→ **WHAT THE EXERCISE ASKS**: Without copying any pictures, restate exactly the lines from the start of the records through the line containing "plt.rcParams['font.family'] = ['Lato', 'DejaVu".

───── RECORDS PROVIDED ─────

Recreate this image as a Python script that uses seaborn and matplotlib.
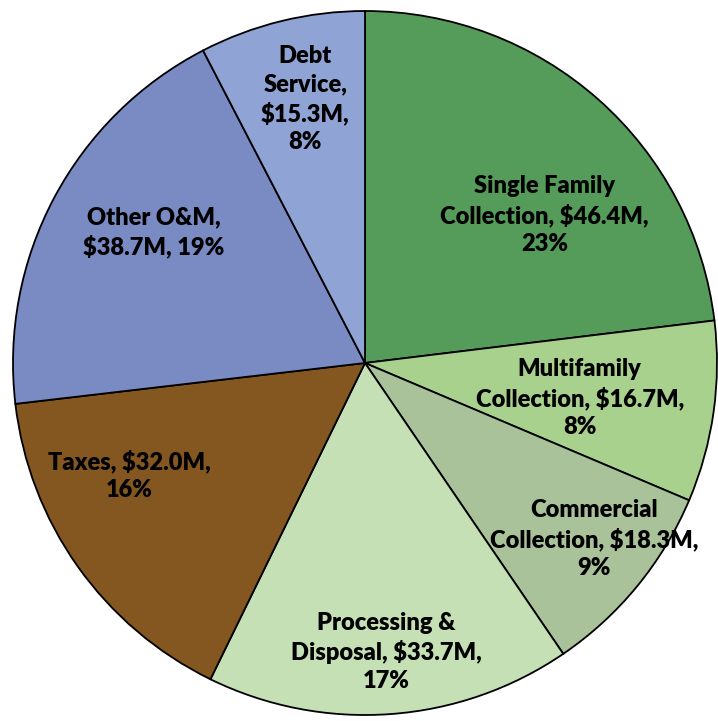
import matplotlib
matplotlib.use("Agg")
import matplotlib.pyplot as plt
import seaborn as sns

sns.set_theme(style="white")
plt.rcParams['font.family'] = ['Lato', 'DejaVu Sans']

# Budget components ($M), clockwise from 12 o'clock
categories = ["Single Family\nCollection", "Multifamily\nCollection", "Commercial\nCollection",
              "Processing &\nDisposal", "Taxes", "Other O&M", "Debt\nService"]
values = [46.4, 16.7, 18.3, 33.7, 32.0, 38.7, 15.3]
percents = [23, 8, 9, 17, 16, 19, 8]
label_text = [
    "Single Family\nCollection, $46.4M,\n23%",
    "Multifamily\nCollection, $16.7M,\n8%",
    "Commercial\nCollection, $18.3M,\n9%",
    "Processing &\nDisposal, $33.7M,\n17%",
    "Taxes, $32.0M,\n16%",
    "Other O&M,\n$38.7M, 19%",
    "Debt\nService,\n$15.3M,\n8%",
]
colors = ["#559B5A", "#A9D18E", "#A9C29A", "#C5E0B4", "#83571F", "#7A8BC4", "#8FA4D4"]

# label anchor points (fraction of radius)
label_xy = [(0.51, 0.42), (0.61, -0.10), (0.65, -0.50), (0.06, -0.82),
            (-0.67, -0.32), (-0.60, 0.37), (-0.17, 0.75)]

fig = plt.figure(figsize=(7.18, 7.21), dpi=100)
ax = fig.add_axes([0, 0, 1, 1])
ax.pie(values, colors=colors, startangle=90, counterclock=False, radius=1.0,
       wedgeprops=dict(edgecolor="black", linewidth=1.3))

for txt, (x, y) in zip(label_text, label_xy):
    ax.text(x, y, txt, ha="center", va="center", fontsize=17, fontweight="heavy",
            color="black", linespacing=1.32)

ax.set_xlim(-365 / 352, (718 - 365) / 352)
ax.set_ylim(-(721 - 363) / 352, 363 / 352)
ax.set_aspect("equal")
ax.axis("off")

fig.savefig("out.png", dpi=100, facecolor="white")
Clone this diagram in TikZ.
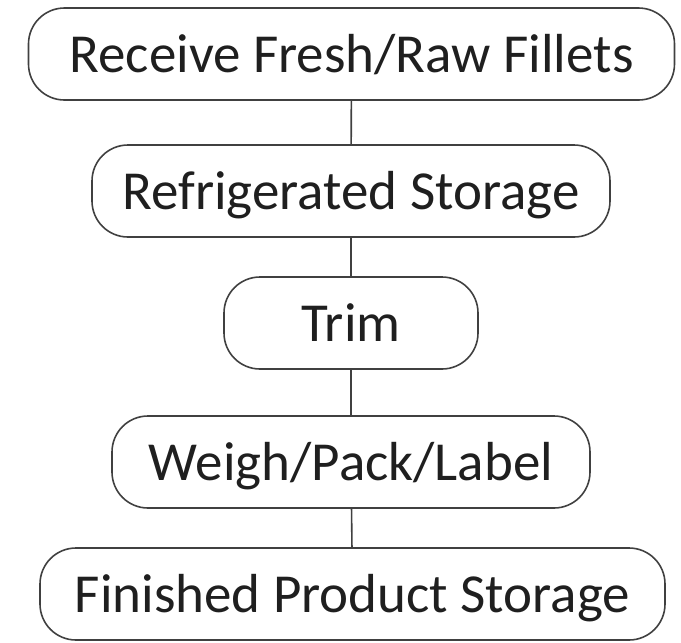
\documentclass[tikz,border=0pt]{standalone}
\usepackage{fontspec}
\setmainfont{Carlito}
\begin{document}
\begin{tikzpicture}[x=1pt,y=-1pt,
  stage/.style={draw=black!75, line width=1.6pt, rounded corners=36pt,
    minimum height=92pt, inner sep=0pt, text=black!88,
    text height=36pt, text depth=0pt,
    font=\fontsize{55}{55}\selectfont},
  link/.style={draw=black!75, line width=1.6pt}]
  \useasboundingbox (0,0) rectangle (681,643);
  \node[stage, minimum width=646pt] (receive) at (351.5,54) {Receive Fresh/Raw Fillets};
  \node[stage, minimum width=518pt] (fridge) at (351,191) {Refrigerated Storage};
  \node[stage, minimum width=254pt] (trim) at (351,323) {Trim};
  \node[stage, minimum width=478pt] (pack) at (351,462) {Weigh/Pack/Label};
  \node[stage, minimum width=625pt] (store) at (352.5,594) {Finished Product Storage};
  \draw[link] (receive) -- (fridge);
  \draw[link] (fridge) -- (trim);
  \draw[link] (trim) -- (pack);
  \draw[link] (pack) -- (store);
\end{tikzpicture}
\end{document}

─────

→ **EXPECTED OUTPUT**:
Recreate this image as a Python script that uses seaborn and matplotlib.
import matplotlib
matplotlib.use("Agg")
import matplotlib.pyplot as plt
import seaborn as sns

sns.set_theme(style="white")
plt.rcParams['font.family'] = ['Lato', 'DejaVu Sans']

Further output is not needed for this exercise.